--- START OF AVAILABLE DATA ---
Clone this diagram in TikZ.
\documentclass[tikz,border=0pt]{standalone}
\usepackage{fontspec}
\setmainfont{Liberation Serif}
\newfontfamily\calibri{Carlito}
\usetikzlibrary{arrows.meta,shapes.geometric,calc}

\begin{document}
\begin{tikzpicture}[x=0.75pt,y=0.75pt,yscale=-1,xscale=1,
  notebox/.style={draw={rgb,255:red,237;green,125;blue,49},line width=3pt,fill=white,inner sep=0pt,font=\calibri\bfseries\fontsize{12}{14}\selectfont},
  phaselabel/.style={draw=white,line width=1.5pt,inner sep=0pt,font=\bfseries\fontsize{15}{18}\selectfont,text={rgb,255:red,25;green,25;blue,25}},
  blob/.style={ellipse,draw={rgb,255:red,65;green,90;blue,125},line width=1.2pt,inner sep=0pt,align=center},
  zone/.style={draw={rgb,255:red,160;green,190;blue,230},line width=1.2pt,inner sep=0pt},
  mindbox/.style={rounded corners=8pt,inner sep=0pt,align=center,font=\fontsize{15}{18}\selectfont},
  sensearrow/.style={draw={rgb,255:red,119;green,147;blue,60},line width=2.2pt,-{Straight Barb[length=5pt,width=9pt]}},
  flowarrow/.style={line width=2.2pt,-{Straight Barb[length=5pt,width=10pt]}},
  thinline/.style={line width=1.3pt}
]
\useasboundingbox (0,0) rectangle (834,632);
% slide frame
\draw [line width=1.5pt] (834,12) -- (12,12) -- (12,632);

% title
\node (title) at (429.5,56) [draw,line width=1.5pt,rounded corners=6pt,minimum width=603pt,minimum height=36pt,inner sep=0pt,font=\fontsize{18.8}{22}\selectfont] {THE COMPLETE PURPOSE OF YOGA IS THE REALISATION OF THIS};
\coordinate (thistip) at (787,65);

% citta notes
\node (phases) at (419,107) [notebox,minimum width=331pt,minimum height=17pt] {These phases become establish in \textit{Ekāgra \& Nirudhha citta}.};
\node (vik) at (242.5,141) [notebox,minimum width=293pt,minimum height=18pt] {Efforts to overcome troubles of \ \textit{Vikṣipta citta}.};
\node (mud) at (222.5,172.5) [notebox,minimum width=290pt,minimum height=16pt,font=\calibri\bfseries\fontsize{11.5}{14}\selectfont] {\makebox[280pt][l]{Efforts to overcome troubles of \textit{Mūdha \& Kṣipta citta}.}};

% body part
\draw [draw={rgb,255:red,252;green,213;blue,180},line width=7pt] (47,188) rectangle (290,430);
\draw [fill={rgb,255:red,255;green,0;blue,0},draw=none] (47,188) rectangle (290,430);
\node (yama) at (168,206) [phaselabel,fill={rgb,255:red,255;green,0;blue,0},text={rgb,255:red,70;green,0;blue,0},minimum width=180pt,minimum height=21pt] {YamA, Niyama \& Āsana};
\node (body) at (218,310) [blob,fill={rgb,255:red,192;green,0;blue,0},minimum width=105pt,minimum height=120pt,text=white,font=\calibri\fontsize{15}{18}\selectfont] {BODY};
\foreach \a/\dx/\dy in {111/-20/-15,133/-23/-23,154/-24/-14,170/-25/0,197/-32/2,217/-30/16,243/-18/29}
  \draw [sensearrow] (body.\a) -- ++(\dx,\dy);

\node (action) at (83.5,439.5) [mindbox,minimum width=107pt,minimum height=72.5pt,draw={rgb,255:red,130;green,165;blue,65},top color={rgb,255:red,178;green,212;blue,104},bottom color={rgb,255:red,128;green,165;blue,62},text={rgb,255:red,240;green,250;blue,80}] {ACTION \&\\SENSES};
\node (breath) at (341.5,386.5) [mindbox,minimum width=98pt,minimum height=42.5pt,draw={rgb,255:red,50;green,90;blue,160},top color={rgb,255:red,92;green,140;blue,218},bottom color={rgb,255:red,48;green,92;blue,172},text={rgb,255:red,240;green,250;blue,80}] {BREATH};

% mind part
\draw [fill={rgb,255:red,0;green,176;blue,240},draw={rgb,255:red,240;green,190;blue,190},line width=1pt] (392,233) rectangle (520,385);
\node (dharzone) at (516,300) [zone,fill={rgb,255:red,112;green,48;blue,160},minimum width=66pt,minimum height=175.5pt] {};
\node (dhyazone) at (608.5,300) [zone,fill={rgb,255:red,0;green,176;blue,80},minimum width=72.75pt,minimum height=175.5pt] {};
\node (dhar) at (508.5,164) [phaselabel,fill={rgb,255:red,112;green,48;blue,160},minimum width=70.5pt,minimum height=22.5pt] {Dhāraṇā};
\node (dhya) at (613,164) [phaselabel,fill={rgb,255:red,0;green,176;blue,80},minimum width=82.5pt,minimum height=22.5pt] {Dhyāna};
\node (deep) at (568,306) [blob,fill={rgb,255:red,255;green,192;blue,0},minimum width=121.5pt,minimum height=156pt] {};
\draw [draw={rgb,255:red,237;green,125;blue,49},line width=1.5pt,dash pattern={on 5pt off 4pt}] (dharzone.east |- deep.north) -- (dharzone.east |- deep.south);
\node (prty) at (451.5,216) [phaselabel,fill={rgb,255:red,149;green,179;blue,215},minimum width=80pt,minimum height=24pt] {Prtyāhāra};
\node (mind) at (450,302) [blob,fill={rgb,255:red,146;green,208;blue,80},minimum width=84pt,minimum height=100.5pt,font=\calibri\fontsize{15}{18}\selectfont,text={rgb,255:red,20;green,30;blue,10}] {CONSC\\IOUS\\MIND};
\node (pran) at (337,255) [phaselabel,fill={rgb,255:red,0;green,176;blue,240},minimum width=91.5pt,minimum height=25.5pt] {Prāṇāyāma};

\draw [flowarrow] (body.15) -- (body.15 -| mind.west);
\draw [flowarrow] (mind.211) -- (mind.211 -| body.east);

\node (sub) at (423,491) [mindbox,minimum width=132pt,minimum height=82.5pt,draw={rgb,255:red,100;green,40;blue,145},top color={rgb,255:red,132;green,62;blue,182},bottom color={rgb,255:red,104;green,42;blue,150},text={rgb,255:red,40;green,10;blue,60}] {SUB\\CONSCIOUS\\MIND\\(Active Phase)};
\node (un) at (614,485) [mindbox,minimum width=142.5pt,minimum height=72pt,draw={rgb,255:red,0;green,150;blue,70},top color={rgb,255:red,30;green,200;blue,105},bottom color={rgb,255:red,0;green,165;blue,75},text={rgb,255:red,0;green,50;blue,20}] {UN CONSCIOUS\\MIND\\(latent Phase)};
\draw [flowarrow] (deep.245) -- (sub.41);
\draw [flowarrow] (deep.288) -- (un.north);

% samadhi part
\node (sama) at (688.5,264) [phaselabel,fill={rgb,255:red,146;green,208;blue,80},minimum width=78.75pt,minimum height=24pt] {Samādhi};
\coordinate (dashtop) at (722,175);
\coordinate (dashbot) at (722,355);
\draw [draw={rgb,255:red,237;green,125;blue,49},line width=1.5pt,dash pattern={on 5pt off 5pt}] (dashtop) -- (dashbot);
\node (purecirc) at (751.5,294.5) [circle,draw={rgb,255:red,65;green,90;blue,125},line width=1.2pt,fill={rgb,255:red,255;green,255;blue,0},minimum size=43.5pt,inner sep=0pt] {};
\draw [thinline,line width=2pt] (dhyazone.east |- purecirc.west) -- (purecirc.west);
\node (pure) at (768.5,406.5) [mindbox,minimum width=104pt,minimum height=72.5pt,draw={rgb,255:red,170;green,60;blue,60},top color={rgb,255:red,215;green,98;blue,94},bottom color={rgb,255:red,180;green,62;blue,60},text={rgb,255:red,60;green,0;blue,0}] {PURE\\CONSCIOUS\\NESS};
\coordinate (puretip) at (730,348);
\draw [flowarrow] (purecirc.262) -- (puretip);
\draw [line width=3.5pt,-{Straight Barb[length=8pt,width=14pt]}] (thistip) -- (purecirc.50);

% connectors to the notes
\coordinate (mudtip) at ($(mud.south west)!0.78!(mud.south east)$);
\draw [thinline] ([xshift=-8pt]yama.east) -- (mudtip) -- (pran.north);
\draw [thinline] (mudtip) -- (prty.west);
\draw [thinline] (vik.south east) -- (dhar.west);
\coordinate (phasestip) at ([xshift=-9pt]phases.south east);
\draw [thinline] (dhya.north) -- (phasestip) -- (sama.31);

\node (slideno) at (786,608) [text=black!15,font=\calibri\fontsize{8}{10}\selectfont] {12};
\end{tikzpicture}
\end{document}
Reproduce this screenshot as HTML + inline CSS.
--- END OF AVAILABLE DATA ---
• AIM OF THE EXERCISE: Look above and return each line of the records exactly, from the very first through the line with "(thistip) at (787,65);", both included.

• WORKED ANSWER:
Clone this diagram in TikZ.
\documentclass[tikz,border=0pt]{standalone}
\usepackage{fontspec}
\setmainfont{Liberation Serif}
\newfontfamily\calibri{Carlito}
\usetikzlibrary{arrows.meta,shapes.geometric,calc}

\begin{document}
\begin{tikzpicture}[x=0.75pt,y=0.75pt,yscale=-1,xscale=1,
  notebox/.style={draw={rgb,255:red,237;green,125;blue,49},line width=3pt,fill=white,inner sep=0pt,font=\calibri\bfseries\fontsize{12}{14}\selectfont},
  phaselabel/.style={draw=white,line width=1.5pt,inner sep=0pt,font=\bfseries\fontsize{15}{18}\selectfont,text={rgb,255:red,25;green,25;blue,25}},
  blob/.style={ellipse,draw={rgb,255:red,65;green,90;blue,125},line width=1.2pt,inner sep=0pt,align=center},
  zone/.style={draw={rgb,255:red,160;green,190;blue,230},line width=1.2pt,inner sep=0pt},
  mindbox/.style={rounded corners=8pt,inner sep=0pt,align=center,font=\fontsize{15}{18}\selectfont},
  sensearrow/.style={draw={rgb,255:red,119;green,147;blue,60},line width=2.2pt,-{Straight Barb[length=5pt,width=9pt]}},
  flowarrow/.style={line width=2.2pt,-{Straight Barb[length=5pt,width=10pt]}},
  thinline/.style={line width=1.3pt}
]
\useasboundingbox (0,0) rectangle (834,632);
% slide frame
\draw [line width=1.5pt] (834,12) -- (12,12) -- (12,632);

% title
\node (title) at (429.5,56) [draw,line width=1.5pt,rounded corners=6pt,minimum width=603pt,minimum height=36pt,inner sep=0pt,font=\fontsize{18.8}{22}\selectfont] {THE COMPLETE PURPOSE OF YOGA IS THE REALISATION OF THIS};
\coordinate (thistip) at (787,65);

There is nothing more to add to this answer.